## DATA SHOWN
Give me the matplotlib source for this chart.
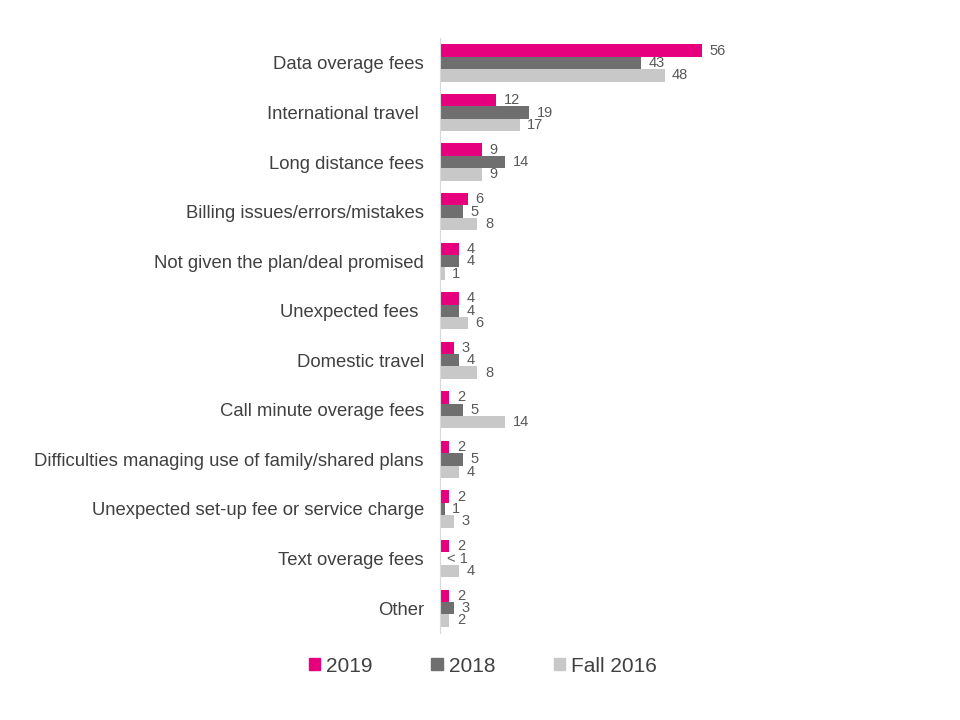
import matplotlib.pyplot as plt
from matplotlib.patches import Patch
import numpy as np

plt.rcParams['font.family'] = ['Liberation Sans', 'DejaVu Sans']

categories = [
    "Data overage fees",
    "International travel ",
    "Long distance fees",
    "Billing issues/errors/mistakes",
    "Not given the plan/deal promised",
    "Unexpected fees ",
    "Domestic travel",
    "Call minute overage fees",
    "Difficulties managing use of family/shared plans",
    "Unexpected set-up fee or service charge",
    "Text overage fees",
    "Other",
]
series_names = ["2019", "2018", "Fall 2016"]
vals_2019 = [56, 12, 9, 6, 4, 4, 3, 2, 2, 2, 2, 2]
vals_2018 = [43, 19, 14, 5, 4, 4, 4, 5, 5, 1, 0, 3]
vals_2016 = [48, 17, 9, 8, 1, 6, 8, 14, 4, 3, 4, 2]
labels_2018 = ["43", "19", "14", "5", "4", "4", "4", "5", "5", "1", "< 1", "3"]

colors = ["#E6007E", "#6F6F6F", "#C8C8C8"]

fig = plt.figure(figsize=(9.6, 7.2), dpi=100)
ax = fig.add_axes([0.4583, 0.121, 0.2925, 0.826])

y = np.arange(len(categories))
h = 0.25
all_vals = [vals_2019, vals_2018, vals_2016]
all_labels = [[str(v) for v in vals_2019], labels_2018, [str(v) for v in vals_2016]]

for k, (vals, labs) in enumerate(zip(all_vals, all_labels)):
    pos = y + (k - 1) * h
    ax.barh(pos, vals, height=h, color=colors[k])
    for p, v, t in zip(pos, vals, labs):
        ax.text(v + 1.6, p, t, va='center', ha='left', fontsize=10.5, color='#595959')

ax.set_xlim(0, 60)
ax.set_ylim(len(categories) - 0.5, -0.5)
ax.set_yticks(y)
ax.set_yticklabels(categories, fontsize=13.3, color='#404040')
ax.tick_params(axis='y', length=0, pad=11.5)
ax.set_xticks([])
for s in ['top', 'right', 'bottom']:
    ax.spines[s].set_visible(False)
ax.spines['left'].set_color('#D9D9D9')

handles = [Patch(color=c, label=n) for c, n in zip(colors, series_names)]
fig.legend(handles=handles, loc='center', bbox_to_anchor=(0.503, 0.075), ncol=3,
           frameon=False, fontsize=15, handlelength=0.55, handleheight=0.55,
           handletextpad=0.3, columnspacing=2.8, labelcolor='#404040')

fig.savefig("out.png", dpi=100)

## PROBLEM TO WORK ON
Extract the lines exactly, please: the first line of the listing, the line with "plt.rcParams['font.family'] = ['Liberation", and every line between them, but no pictures.

## THE COMPLETED TASK
Give me the matplotlib source for this chart.
import matplotlib.pyplot as plt
from matplotlib.patches import Patch
import numpy as np

plt.rcParams['font.family'] = ['Liberation Sans', 'DejaVu Sans']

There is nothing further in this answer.